La fiaccola blindata del 2008 è divenuta una ferita al petto/una randellata alle immagini belle dei sogni/un dolore simile ad ultrasuono/una dissonanza-stridore.
Vedere la fiaccola inseguita-scortata-difesa anche con la violenza è come imbavagliare i sogni, ma noi sappiamo che gli atleti continueranno a sognare di fare il tedoforo e speriamo che i fanciulli di domani non smettano di immaginare (daydreaming) di sollevare la fiaccola più in alto del vento, più in alto della pioggia, più in alto anche del sole…

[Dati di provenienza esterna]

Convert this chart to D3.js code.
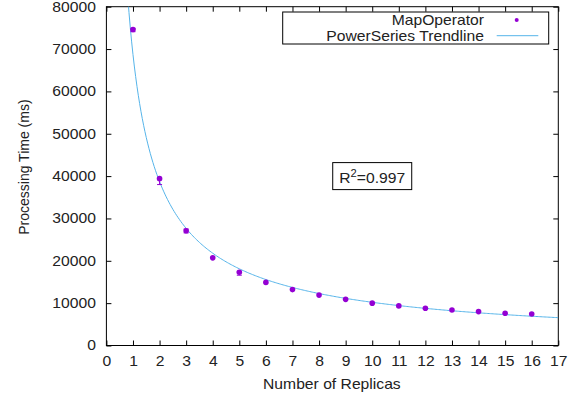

Molte sono le tragedie e molti i drammi di questo nostro tempo, ma molti sono anche i ‘segni’ di buon auspicio (cui aggrapparsi come a fili di cielo).
Le cose di cui prendere coscienza non sono soltanto quelle di natura drammatica: anche se esse richiedono attenzione immediata e preferenziale, non devono essere disgiunte dalla presa d’atto delle forze positive-propositive-generose e incondizionate che le controbilanciano.
“Fa più rumore un albero che cade che una foresta che cresce”, purtroppo, ma “la foresta che cresce” c’è e, nel silenzio proficuo e buono, con l’aiuto di Dio (e la buona volontà degli umili ‘ignoti’) diverrà poderosa.